Tips for 3D Printing N00bs

… from a 3D printing n00b.

I’ve spent a good number of hours now working and learning on my Anet A8 3d printer. The printer was given to me by a former colleague intact but not functioning properly. I let the printer sit on the floor of my garage for a good 8-12 months before I finally cleared a space on the workbench in preparation of figuring out how to get it to work.

To say I had a lot of problems getting the printer to work properly is an understatement. There was a lot of Murphy’s law going on where if something bad could happen it did. I physically broke parts of the machine, I bricked the main board firmware, I had electrical faults that could have been fire hazards that I needed to repair. The list goes on, disaster after disaster. I would say to anyone interested in these cheap 3d printer kits to prepare yourself for a lot of work.

But I persevered and finally, finally have the machine in good working order and also feel like I have learned the core knowledge required for basic FDM 3D printing using PLA and PETG. I’m far from an expert but I’ve learned a lot of lessons so I’d like to share with you dear reader a few random tidbits of advice I learned the hard way….

Try to control ambient temperatures

Given that the temperature of both your hotend and bed are crucial to successful printing, being able to control the ambient temperature in the space where your printer is located is pretty important.

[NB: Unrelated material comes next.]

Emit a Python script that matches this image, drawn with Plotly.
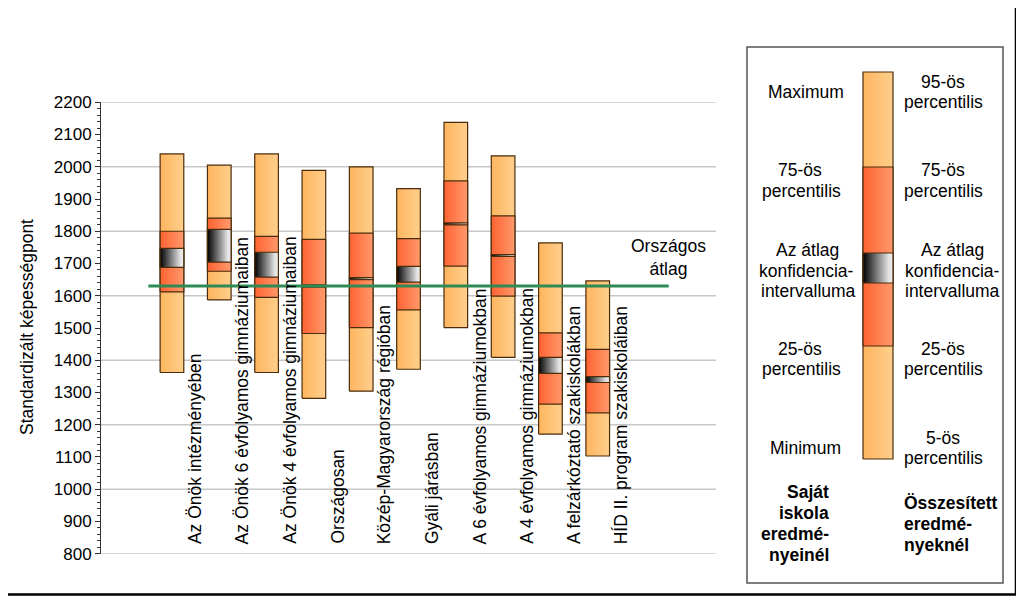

My printer is in the garage which is very drafty. The temperature in the garage largely depends on the temperature outside and this as you know can vary widely in a place like London. In cold conditions, I pretty much can’t print at all in the garage.

Since the ambient temperature in my printing space varies this means to some extent I have to vary my hotend and bed temperatures as well. Being able to maintain consistent ambient environmental conditions removes the need for making these tweaks. Having a space to operate your printer with a stable environment gives you a consistent baseline for the temperatures of your hotend and bed.

Be really careful during firmware updates

I was flashing my firmware and the IDE I was using to transfer the config files from my computer to the printer was hanging. I made the mistake of switching off the machine while the process was still running. Maybe I had no choice and the process would have hung forever anyway but shutting off the machine mid-flash bricked the mainboard on the printer. Disaster. Fortunately I have an Arduino Uno and that can be used to restore the bootloader on the printer mainboard but it was painful. Thanks to a very helpful video from Daniel at Crosslink I was able to get the information I needed fairly quickly. However, fixing the issue required wiring the Arduino directly to the printer mainboard. So to sum, don’t do what I did. :)

Cleaning the hotend nozzle

Q-tips work well for cleaning the hot end nozzle between prints. The Q-tips are able to grab the oozing plastic very effectively. However, Q-tips are not environmentally friendly (sustainability of 3D printing in general is a topic for another post) so I’ve switched to using paper towels that have been sprayed with an alcohol solution. This is less convenient as you have to be careful about burning yourself on the hotend but the result is good. I mix 25% rubbing alcohol to 75% water in a spray bottle for the solution.

Also, I often remove the fan vent to clean the nozzle and forget to put it back on when I start the next print. Remember to put the fan vent back on (facepalm). It drives me nuts when I do that.

Read the readme file

I download most of my stl files from Thingiverse and there is a readme file included in the zip file. I’d suggest always reading the file as you may find a lot of good information relating to your slicer settings.

Consider the orientation of your print on the bed

I print on a glass bed and use binder clips to hold the bed to the stock aluminium bed. I’ve had lots of prints fail because I didn’t think about the orientation of the hot end assembly and in particular my inductive sensor. My setup has my sensor in front and to the left of the hot end. There’s been a number of times where my sensor has crashed into the clips causing the print to fail because I didn’t think about the orientation of the model on the bed vs where the clips are located. Remember when laying out your model in the slicer to think about where an obstruction (like a binder clip) might be located.

Easy automation

I use a smart plug on the outlet where I keep the printer plugged in. I can turn the printer on and off remotely (remember it’s out in the garage) which gets the Octoprint server up and running without needing to go outside. Then, using Octoprint, I can preheat the printer before I go out to start the printer (you should generally let the printer heat up for ten minutes to let the metal expand). Finally, if I leave the garage while the printer is running, I can turn off the printer remotely when the print is finished, which I can confirm using the webcam through Octoprint.

To sum up…

So there you go… a few easy, n00bish tips I’ve learned on the way. I hope they can help you avoid some of the pitfalls I’ve fallen into while learning how to operate my Anet A8. Thanks for reading!